• _Objective_
Give again, verbatim, the lines between the line that contains "Clone this chart in D3.js." and the line that contains "var xTicks = [0.5, 1, 1.5, 2, 2.5, 3, 3.5]", counting both ends. Pictures are excluded from the copy.

• _Entries provided_
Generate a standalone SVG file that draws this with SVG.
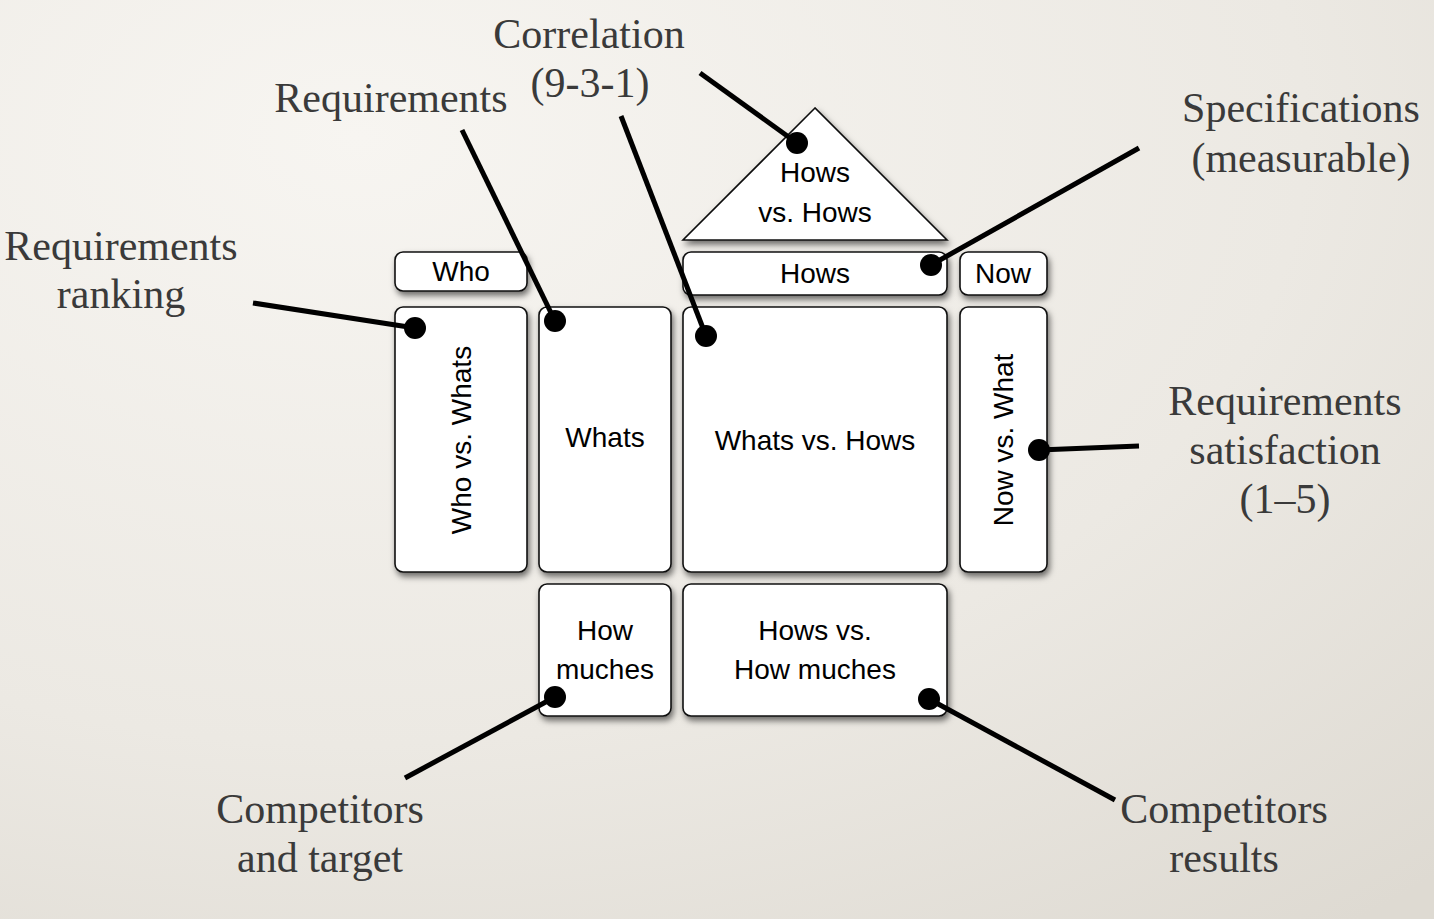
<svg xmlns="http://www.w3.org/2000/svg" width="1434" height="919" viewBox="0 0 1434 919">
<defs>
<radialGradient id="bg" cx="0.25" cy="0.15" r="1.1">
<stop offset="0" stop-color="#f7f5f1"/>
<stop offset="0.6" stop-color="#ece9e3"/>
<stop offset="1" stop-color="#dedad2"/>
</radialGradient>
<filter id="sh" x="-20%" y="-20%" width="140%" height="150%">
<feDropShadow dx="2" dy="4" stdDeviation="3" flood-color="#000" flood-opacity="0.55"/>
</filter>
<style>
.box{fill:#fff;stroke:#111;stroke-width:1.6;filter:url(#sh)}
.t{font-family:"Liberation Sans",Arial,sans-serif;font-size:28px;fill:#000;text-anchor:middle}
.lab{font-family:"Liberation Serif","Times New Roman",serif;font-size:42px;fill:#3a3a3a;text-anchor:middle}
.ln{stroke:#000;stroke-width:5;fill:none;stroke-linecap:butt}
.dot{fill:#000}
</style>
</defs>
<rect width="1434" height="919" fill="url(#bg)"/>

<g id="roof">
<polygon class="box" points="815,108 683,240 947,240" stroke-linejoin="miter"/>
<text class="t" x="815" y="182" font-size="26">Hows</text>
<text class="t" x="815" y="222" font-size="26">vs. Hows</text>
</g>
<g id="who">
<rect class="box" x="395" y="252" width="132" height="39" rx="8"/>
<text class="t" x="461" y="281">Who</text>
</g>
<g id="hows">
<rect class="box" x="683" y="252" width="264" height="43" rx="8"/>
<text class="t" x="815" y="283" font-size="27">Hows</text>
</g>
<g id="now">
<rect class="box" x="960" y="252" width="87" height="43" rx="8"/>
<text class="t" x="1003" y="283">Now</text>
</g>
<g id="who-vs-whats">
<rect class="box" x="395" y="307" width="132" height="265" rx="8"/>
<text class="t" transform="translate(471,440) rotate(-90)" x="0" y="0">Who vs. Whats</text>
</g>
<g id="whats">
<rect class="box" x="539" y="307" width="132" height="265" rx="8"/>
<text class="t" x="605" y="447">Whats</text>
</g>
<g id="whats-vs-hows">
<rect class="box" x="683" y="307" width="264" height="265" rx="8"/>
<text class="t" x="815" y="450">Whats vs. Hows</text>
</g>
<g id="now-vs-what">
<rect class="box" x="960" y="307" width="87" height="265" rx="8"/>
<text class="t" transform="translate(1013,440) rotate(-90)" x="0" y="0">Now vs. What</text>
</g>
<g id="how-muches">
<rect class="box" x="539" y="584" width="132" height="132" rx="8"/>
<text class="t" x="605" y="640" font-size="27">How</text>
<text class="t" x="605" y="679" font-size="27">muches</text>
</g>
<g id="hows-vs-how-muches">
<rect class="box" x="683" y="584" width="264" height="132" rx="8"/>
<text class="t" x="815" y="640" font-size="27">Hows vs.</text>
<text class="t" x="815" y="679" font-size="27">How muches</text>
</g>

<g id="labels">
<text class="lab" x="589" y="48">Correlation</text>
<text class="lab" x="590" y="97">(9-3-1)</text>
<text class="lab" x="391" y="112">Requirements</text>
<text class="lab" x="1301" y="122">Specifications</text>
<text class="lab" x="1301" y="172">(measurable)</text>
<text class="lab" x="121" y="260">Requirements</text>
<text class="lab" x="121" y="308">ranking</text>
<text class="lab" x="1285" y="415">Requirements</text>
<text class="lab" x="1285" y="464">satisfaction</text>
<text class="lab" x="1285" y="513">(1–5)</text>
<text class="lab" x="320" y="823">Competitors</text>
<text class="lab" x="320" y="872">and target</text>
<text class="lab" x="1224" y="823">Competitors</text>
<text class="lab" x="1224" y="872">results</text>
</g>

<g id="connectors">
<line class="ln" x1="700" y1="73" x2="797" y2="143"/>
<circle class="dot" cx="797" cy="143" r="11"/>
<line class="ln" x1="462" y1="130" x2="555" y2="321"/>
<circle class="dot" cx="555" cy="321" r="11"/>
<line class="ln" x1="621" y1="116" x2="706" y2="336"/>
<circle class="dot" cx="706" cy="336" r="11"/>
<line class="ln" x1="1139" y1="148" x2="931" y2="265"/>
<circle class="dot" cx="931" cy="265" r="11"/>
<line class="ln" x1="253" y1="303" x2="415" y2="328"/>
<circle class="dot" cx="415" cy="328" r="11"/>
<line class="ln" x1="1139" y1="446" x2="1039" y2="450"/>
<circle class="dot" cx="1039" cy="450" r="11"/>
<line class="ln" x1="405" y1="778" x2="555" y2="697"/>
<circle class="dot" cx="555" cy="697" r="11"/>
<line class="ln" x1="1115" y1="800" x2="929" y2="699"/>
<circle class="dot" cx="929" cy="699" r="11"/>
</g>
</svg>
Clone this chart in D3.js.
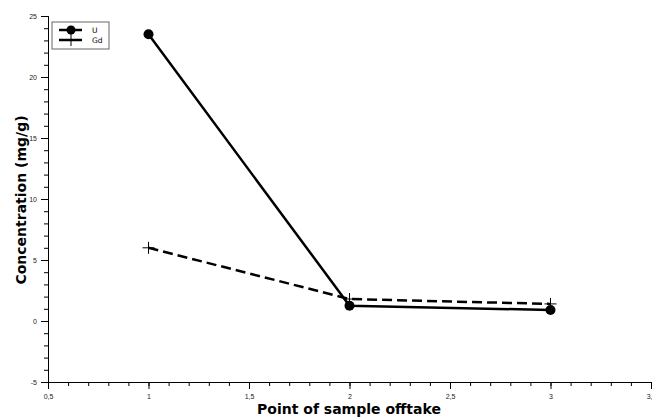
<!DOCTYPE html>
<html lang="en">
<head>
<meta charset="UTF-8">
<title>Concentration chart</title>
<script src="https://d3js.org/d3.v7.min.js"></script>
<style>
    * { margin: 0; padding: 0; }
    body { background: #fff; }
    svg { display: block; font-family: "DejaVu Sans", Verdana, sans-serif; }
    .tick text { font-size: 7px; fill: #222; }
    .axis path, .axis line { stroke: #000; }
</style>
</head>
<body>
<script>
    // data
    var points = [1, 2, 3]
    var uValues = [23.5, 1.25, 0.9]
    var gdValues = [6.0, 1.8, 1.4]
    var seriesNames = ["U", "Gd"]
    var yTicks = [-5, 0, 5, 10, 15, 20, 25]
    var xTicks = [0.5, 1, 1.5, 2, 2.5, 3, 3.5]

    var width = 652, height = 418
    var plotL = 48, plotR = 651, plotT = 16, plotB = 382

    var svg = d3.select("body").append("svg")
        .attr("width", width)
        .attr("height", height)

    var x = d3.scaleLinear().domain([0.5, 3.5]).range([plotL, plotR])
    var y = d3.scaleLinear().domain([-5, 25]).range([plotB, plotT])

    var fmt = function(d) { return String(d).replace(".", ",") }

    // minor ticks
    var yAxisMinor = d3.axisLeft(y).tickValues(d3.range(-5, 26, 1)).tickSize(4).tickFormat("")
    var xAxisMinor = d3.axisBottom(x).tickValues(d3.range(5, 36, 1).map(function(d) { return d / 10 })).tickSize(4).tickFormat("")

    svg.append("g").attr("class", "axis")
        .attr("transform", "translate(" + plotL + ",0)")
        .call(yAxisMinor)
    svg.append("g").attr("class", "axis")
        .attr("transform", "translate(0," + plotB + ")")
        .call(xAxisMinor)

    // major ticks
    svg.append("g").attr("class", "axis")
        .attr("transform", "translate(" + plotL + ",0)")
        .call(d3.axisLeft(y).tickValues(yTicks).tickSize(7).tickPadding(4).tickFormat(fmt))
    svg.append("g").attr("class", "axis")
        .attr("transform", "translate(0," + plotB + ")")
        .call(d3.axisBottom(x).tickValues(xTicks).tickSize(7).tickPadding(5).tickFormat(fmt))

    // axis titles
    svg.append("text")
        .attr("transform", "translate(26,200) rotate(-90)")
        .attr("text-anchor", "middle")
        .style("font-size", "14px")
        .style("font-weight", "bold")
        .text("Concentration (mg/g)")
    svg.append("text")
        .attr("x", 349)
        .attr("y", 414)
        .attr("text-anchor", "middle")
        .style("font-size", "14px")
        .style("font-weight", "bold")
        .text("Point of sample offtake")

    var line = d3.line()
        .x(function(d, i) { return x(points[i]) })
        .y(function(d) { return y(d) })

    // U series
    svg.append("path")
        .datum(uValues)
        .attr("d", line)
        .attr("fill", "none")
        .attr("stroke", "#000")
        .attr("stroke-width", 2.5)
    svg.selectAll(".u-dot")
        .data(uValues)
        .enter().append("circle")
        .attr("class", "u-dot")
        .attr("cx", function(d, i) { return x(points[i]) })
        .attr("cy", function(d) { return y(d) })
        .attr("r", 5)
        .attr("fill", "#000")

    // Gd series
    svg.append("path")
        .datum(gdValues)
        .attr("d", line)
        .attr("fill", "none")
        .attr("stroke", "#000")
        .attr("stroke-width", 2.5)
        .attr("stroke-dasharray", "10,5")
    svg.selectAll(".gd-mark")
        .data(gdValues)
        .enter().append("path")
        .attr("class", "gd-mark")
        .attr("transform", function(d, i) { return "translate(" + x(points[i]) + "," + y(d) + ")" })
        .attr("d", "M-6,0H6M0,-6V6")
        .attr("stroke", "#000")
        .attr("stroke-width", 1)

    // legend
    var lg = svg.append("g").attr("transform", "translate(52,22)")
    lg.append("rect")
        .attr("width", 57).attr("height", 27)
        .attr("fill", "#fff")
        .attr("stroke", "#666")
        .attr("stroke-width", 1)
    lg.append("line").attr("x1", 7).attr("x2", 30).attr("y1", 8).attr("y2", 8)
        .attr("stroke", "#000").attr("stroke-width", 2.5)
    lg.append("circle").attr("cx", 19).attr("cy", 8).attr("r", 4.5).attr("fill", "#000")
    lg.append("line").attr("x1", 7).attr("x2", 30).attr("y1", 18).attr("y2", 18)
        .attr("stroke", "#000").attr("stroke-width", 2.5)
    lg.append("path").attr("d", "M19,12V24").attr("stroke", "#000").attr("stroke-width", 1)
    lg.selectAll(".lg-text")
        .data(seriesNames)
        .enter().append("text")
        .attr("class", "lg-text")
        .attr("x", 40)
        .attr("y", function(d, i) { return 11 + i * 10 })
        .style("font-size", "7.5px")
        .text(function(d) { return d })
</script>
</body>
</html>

• _Full answer_
Clone this chart in D3.js.
<!DOCTYPE html>
<html lang="en">
<head>
<meta charset="UTF-8">
<title>Concentration chart</title>
<script src="https://d3js.org/d3.v7.min.js"></script>
<style>
    * { margin: 0; padding: 0; }
    body { background: #fff; }
    svg { display: block; font-family: "DejaVu Sans", Verdana, sans-serif; }
    .tick text { font-size: 7px; fill: #222; }
    .axis path, .axis line { stroke: #000; }
</style>
</head>
<body>
<script>
    // data
    var points = [1, 2, 3]
    var uValues = [23.5, 1.25, 0.9]
    var gdValues = [6.0, 1.8, 1.4]
    var seriesNames = ["U", "Gd"]
    var yTicks = [-5, 0, 5, 10, 15, 20, 25]
    var xTicks = [0.5, 1, 1.5, 2, 2.5, 3, 3.5]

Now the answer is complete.